My second week as an intern for the Ridges & Furrows project started off with painting posters promoting the community art workshops run by our resident artists. It marked a nice turn of pace from the frantic first week as I was able to do it in my living room. It was also a big role reversal in our house as I was doing arts and crafts and my girlfriend, who had previously done a textile degree, was reading history! I then had to go out and collect some A-boards from one of our contacts in the village and put them up in the entrances and exits to the village.
The first workshop was led by jeweller Miranda Sharpe; she taught all the attendees how to do enamelling. It was aimed at an adult audience and involved use of a small portable kiln. It was great to see the themes from the historical research used in such imaginative ways to make patterns on the metal. Here are some examples of what was made:
The second workshop was a family workshop led by artist Lyndall Phelps which aimed to create a stage-like set of the old Co-operative shop which used to run in the village. The Welbourn branch was the first rural branch of the Co-operative family and opened in the 1840s. The workshop saw a great attendance with families staying for the whole day to create whole hampers of artwork.

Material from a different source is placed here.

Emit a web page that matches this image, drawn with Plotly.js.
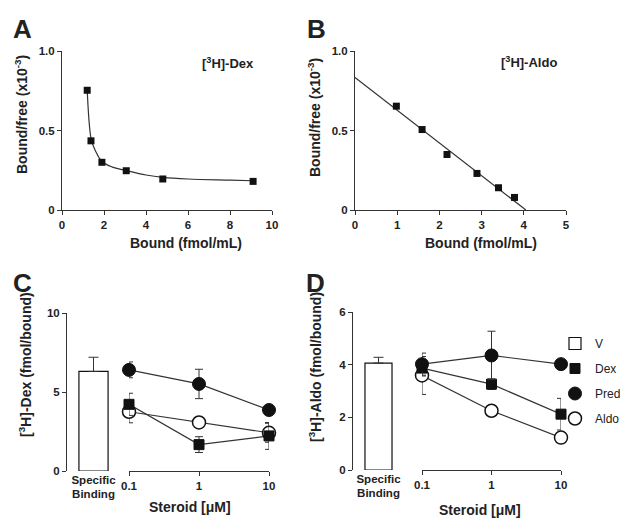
<!DOCTYPE html>
<html>
<head>
<meta charset="utf-8">
<script src="https://cdn.plot.ly/plotly-3.0.1.min.js"></script>
<style>html,body{margin:0;padding:0;background:#fff;}#chart{width:623px;height:521px;}</style>
</head>
<body>
<div id="chart"></div>
<script>
// ---------- Data ----------
// Panel A: [3H]-Dex Scatchard
const dexBound = [1.2, 1.38, 1.9, 3.06, 4.8, 9.1];
const dexBF = [0.753, 0.435, 0.30, 0.247, 0.195, 0.18];
const dexFitX = [1.2, 1.3, 1.4, 1.6, 1.9, 2.4, 3.0, 4.0, 4.8, 6.0, 8.0, 9.1];
const dexFitY = [0.753, 0.54, 0.44, 0.37, 0.305, 0.27, 0.25, 0.22, 0.205, 0.195, 0.188, 0.184];
// Panel B: [3H]-Aldo Scatchard
const aldoBound = [0.98, 1.59, 2.18, 2.89, 3.40, 3.78];
const aldoBF = [0.653, 0.506, 0.349, 0.230, 0.140, 0.079];
const aldoFitX = [0, 4.05];
const aldoFitY = [0.833, 0];
// Panels C and D: competition
const conc = [0.1, 1, 10];
const concLabels = ["0.1", "1", "10"];
const barLabel = ["Specific<br>Binding"];
// C: [3H]-Dex
const cV = [6.3], cVErr = [0.9];
const cDex = [4.22, 1.67, 2.22], cDexErr = [0.7, 0.5, 0.85];
const cPred = [6.40, 5.51, 3.86], cPredErr = [0.5, 0.93, 0.12];
const cAldo = [3.75, 3.07, 2.42], cAldoErr = [0.7, 0.1, 0.6];
// D: [3H]-Aldo
const dV = [4.06], dVErr = [0.22];
const dDex = [3.87, 3.26, 2.12], dDexErr = [0.3, 0.2, 0.6];
const dPred = [4.02, 4.35, 4.02], dPredErr = [0.42, 0.92, 0.08];
const dAldo = [3.59, 2.25, 1.23], dAldoErr = [0.72, 0.14, 0];

// ---------- Helpers ----------
const W = 623, H = 521;
const X = p => p / W;
const Y = p => 1 - p / H;
const FONT = "Liberation Sans, Arial, sans-serif";
const INK = "#222";
const LINE = "#333";

function err(arr) { return {type: "data", array: arr, color: LINE, thickness: 1, width: 4}; }

const circFilled = {symbol: "circle", size: 13, color: "#111", line: {color: "#111", width: 1}};
const circOpen = {symbol: "circle", size: 13, color: "#fff", line: {color: "#111", width: 1.5}};
const sqFilled = {symbol: "square", size: 10, color: "#111", line: {color: "#111", width: 1}};

const traces = [];
// A
traces.push({x: dexFitX, y: dexFitY, mode: "lines", line: {color: LINE, width: 1.2, shape: "spline", smoothing: 1.0}, xaxis: "x", yaxis: "y", showlegend: false, hoverinfo: "skip"});
traces.push({x: dexBound, y: dexBF, mode: "markers", marker: {symbol: "square", size: 7, color: "#111"}, xaxis: "x", yaxis: "y", showlegend: false, cliponaxis: false});
// B
traces.push({x: aldoFitX, y: aldoFitY, mode: "lines", line: {color: LINE, width: 1.2}, xaxis: "x2", yaxis: "y2", showlegend: false, hoverinfo: "skip"});
traces.push({x: aldoBound, y: aldoBF, mode: "markers", marker: {symbol: "square", size: 7, color: "#111"}, xaxis: "x2", yaxis: "y2", showlegend: false, cliponaxis: false});

// C bars
traces.push({type: "bar", x: barLabel, y: cV, width: 0.55, marker: {color: "#fff", line: {color: "#111", width: 1.2}},
  error_y: {type: "data", symmetric: false, array: cVErr, arrayminus: [0], color: LINE, thickness: 1, width: 5},
  xaxis: "x3", yaxis: "y3", showlegend: false, name: "V"});
// D bars (legend entry V)
traces.push({type: "bar", x: barLabel, y: dV, width: 0.53, marker: {color: "#fff", line: {color: "#111", width: 1.2}},
  error_y: {type: "data", symmetric: false, array: dVErr, arrayminus: [0], color: LINE, thickness: 1, width: 5},
  xaxis: "x5", yaxis: "y4", showlegend: true, name: "V", legendgroup: "v", legendrank: 1});

// C & D lines first
[[cPred, "x4", "y3"], [cAldo, "x4", "y3"], [cDex, "x4", "y3"], [dPred, "x6", "y4"], [dAldo, "x6", "y4"], [dDex, "x6", "y4"]].forEach(s => {
  traces.push({x: conc, y: s[0], mode: "lines", line: {color: LINE, width: 1.2}, xaxis: s[1], yaxis: s[2], showlegend: false, hoverinfo: "skip"});
});
// C markers
traces.push({x: conc, y: cAldo, mode: "markers", marker: circOpen, error_y: err(cAldoErr), xaxis: "x4", yaxis: "y3", showlegend: false, cliponaxis: false, name: "Aldo"});
traces.push({x: conc, y: cPred, mode: "markers", marker: circFilled, error_y: err(cPredErr), xaxis: "x4", yaxis: "y3", showlegend: false, cliponaxis: false, name: "Pred"});
traces.push({x: conc, y: cDex, mode: "markers", marker: sqFilled, error_y: err(cDexErr), xaxis: "x4", yaxis: "y3", showlegend: false, cliponaxis: false, name: "Dex"});
// D markers
traces.push({x: conc, y: dAldo, mode: "markers", marker: circOpen, error_y: err(dAldoErr), xaxis: "x6", yaxis: "y4", cliponaxis: false, name: "Aldo", legendgroup: "aldo", legendrank: 4});
traces.push({x: conc, y: dDex, mode: "markers", marker: sqFilled, error_y: err(dDexErr), xaxis: "x6", yaxis: "y4", cliponaxis: false, name: "Dex", legendgroup: "dex", legendrank: 2});
traces.push({x: conc, y: dPred, mode: "markers", marker: circFilled, error_y: err(dPredErr), xaxis: "x6", yaxis: "y4", cliponaxis: false, name: "Pred", legendgroup: "pred", legendrank: 3});

const tickfont = {family: FONT, size: 11.5, color: INK, weight: "bold"};
function linAxis(extra) {
  return Object.assign({showline: true, linecolor: LINE, linewidth: 1, ticks: "outside", ticklen: 4, tickcolor: LINE,
    showgrid: false, zeroline: false, tickfont: tickfont, fixedrange: true}, extra);
}

function ann(text, x, y, size, extra) {
  return Object.assign({text: text, x: X(x), y: Y(y), xref: "paper", yref: "paper", showarrow: false,
    xanchor: "center", yanchor: "middle", font: {family: FONT, size: size, color: INK, weight: "bold"}}, extra || {});
}

const layout = {
  width: W, height: H,
  margin: {l: 0, r: 0, t: 0, b: 0, autoexpand: false},
  paper_bgcolor: "#fff", plot_bgcolor: "rgba(0,0,0,0)",
  font: {family: FONT, color: INK},
  showlegend: true,
  legend: {x: X(555), y: Y(329), xanchor: "left", yanchor: "top", font: {family: FONT, size: 12, color: INK},
    tracegroupgap: 6, bgcolor: "rgba(0,0,0,0)", traceorder: "grouped"},
  bargap: 0,
  xaxis: linAxis({domain: [X(62), X(272)], range: [0, 10], tickvals: [0, 2, 4, 6, 8, 10], anchor: "y"}),
  yaxis: linAxis({domain: [Y(210), Y(51)], range: [0, 1], tickvals: [0, 0.5, 1], ticktext: ["0", "0.5", "1.0"], anchor: "x"}),
  xaxis2: linAxis({domain: [X(355), X(566)], range: [0, 5], tickvals: [0, 1, 2, 3, 4, 5], anchor: "y2"}),
  yaxis2: linAxis({domain: [Y(210), Y(51)], range: [0, 1], tickvals: [0, 0.5, 1], ticktext: ["0", "0.5", "1.0"], anchor: "x2"}),
  xaxis3: {domain: [X(67), X(120)], type: "category", range: [-0.5, 0.5], showline: false, ticks: "", showgrid: false, zeroline: false, tickfont: tickfont, anchor: "y3", fixedrange: true},
  yaxis3: linAxis({domain: [Y(471), Y(313)], range: [0, 10], tickvals: [0, 5, 10], anchor: "x3"}),
  xaxis4: linAxis({domain: [X(129), X(269)], type: "log", range: [-1, 1], tickvals: conc, ticktext: concLabels, anchor: "y3"}),
  xaxis5: {domain: [X(353), X(404)], type: "category", range: [-0.5, 0.5], showline: false, ticks: "", showgrid: false, zeroline: false, tickfont: tickfont, anchor: "y4", fixedrange: true},
  yaxis4: linAxis({domain: [Y(470), Y(312)], range: [0, 6], tickvals: [0, 2, 4, 6], anchor: "x5"}),
  xaxis6: linAxis({domain: [X(422), X(561)], type: "log", range: [-1, 1], tickvals: conc, ticktext: concLabels, anchor: "y4"}),
  annotations: [
    ann("A", 22, 29, 26), ann("B", 316, 29, 26), ann("C", 22, 283, 26), ann("D", 315, 283, 26),
    ann("[<sup>3</sup>H]-Dex", 228, 63, 13), ann("[<sup>3</sup>H]-Aldo", 529, 62, 13),
    ann("Bound (fmol/mL)", 186, 243, 14), ann("Bound (fmol/mL)", 481, 243, 14),
    ann("Bound/free (x10<sup>-3</sup>)", 21, 115, 14, {textangle: -90}),
    ann("Bound/free (x10<sup>-3</sup>)", 314, 118, 14, {textangle: -90}),
    ann("[<sup>3</sup>H]-Dex (fmol/bound)", 25, 365, 14, {textangle: -90}),
    ann("[<sup>3</sup>H]-Aldo (fmol/bound)", 315, 367, 14, {textangle: -90}),
    ann("Steroid [μM]", 190, 507, 14), ann("Steroid [μM]", 480, 510, 14)
  ]
};

Plotly.newPlot("chart", traces, layout, {staticPlot: true, displayModeBar: false});
</script>
</body>
</html>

During this week I met all the local volunteers involved in the steering group meeting for Welbourn; the meeting brought together the project leads from artsNK, the historian, artists and numerous locals from the village. With representatives from the parish council, primary and secondary schools and farming community volunteering to help at every stage of the project it really felt like a project in the best interests of the community. All this work was building up to a community-led, one day festival in which the artwork created by the village would be exhibited. This was later called the ‘Welbourn Horkey’, the name taken from the end of harvest feast the farmer would provide for his workers who helped. While seeming an generous, communal gesture, this feast was held instead of payment; a practice which soon died out with the more capitalist arrangement of landlord paying peasant, which arose in the sixteenth century. I revelled in learning this information and was getting on very well with the Ridges & Furrows historian Dave Reeves. It has been a joy for me to carry on learning and researching history after the end of my degree to keep my brain working in the same way and keep certain skills honed.